--- start ---
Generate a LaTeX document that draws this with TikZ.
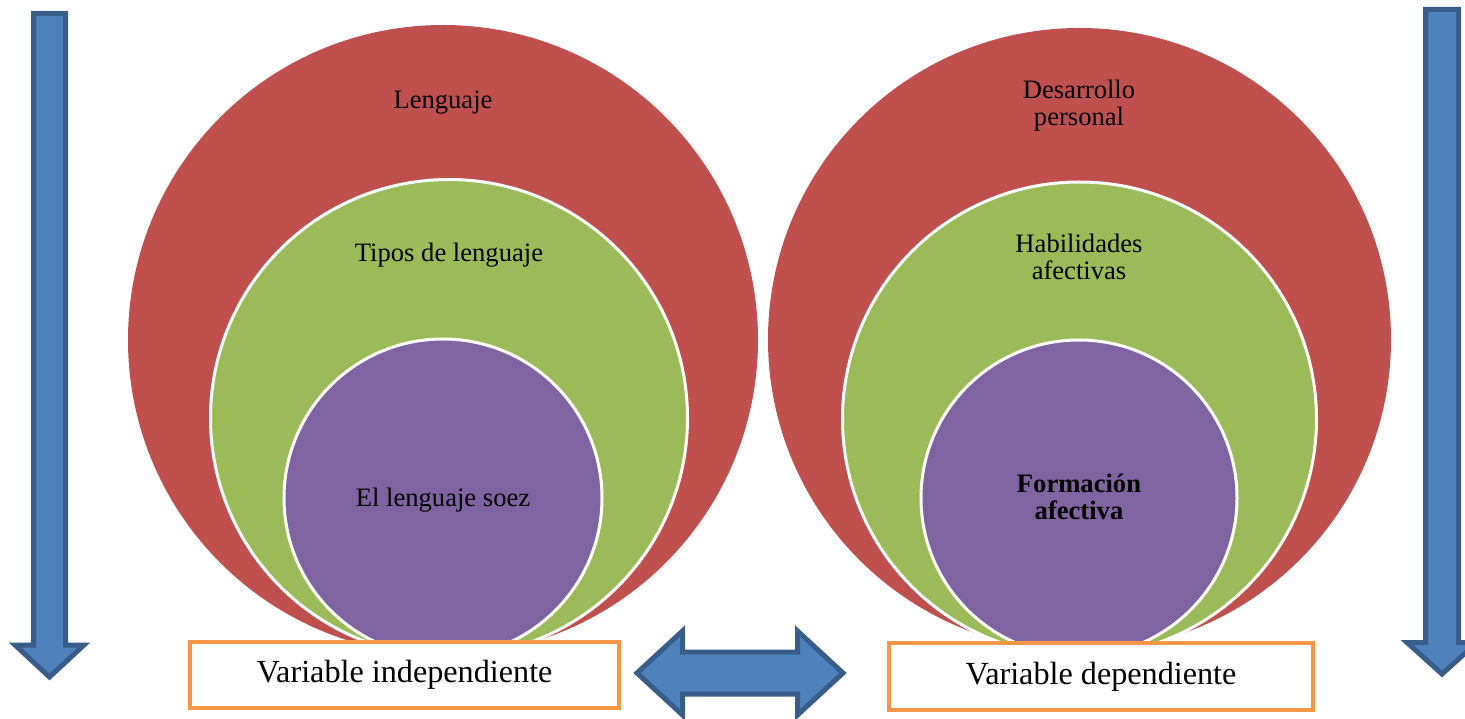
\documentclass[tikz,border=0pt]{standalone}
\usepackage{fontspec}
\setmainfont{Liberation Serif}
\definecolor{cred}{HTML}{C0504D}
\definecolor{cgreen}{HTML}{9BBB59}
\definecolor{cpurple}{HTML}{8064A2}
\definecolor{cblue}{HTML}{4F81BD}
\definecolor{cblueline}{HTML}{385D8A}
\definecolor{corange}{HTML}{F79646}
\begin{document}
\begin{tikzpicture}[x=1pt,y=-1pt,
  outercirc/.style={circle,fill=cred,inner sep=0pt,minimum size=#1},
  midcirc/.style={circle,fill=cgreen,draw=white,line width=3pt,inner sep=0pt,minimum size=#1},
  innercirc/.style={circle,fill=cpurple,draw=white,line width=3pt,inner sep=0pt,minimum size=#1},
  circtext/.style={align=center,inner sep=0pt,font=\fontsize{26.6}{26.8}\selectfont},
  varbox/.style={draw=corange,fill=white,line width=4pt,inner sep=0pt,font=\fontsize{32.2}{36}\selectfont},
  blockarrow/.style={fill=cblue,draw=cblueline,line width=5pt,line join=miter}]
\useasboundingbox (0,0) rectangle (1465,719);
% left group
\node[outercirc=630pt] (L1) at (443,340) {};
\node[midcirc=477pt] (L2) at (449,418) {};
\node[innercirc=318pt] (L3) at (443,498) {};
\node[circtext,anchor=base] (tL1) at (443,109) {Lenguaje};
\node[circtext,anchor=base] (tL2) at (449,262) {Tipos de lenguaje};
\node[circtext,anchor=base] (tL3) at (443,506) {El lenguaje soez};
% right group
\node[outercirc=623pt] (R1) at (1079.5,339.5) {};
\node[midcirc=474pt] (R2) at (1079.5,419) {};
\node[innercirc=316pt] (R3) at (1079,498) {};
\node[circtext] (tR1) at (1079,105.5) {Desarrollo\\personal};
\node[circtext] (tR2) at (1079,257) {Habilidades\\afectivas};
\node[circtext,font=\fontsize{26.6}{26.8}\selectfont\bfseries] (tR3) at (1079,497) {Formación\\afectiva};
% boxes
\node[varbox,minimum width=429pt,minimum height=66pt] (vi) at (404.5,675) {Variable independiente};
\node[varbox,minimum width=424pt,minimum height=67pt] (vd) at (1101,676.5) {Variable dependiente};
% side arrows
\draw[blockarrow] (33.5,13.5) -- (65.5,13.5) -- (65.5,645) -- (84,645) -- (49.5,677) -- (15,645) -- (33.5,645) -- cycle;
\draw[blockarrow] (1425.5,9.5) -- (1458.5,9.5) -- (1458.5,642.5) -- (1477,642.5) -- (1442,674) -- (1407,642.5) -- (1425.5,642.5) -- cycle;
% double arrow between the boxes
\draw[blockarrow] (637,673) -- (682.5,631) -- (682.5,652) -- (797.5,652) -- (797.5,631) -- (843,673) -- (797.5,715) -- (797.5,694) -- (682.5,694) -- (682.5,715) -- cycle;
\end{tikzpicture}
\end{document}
--- end ---
Problem statement
Transcribe the listing in full. Omit the pictures and keep every line exact.

Worked answer
Generate a LaTeX document that draws this with TikZ.
\documentclass[tikz,border=0pt]{standalone}
\usepackage{fontspec}
\setmainfont{Liberation Serif}
\definecolor{cred}{HTML}{C0504D}
\definecolor{cgreen}{HTML}{9BBB59}
\definecolor{cpurple}{HTML}{8064A2}
\definecolor{cblue}{HTML}{4F81BD}
\definecolor{cblueline}{HTML}{385D8A}
\definecolor{corange}{HTML}{F79646}
\begin{document}
\begin{tikzpicture}[x=1pt,y=-1pt,
  outercirc/.style={circle,fill=cred,inner sep=0pt,minimum size=#1},
  midcirc/.style={circle,fill=cgreen,draw=white,line width=3pt,inner sep=0pt,minimum size=#1},
  innercirc/.style={circle,fill=cpurple,draw=white,line width=3pt,inner sep=0pt,minimum size=#1},
  circtext/.style={align=center,inner sep=0pt,font=\fontsize{26.6}{26.8}\selectfont},
  varbox/.style={draw=corange,fill=white,line width=4pt,inner sep=0pt,font=\fontsize{32.2}{36}\selectfont},
  blockarrow/.style={fill=cblue,draw=cblueline,line width=5pt,line join=miter}]
\useasboundingbox (0,0) rectangle (1465,719);
% left group
\node[outercirc=630pt] (L1) at (443,340) {};
\node[midcirc=477pt] (L2) at (449,418) {};
\node[innercirc=318pt] (L3) at (443,498) {};
\node[circtext,anchor=base] (tL1) at (443,109) {Lenguaje};
\node[circtext,anchor=base] (tL2) at (449,262) {Tipos de lenguaje};
\node[circtext,anchor=base] (tL3) at (443,506) {El lenguaje soez};
% right group
\node[outercirc=623pt] (R1) at (1079.5,339.5) {};
\node[midcirc=474pt] (R2) at (1079.5,419) {};
\node[innercirc=316pt] (R3) at (1079,498) {};
\node[circtext] (tR1) at (1079,105.5) {Desarrollo\\personal};
\node[circtext] (tR2) at (1079,257) {Habilidades\\afectivas};
\node[circtext,font=\fontsize{26.6}{26.8}\selectfont\bfseries] (tR3) at (1079,497) {Formación\\afectiva};
% boxes
\node[varbox,minimum width=429pt,minimum height=66pt] (vi) at (404.5,675) {Variable independiente};
\node[varbox,minimum width=424pt,minimum height=67pt] (vd) at (1101,676.5) {Variable dependiente};
% side arrows
\draw[blockarrow] (33.5,13.5) -- (65.5,13.5) -- (65.5,645) -- (84,645) -- (49.5,677) -- (15,645) -- (33.5,645) -- cycle;
\draw[blockarrow] (1425.5,9.5) -- (1458.5,9.5) -- (1458.5,642.5) -- (1477,642.5) -- (1442,674) -- (1407,642.5) -- (1425.5,642.5) -- cycle;
% double arrow between the boxes
\draw[blockarrow] (637,673) -- (682.5,631) -- (682.5,652) -- (797.5,652) -- (797.5,631) -- (843,673) -- (797.5,715) -- (797.5,694) -- (682.5,694) -- (682.5,715) -- cycle;
\end{tikzpicture}
\end{document}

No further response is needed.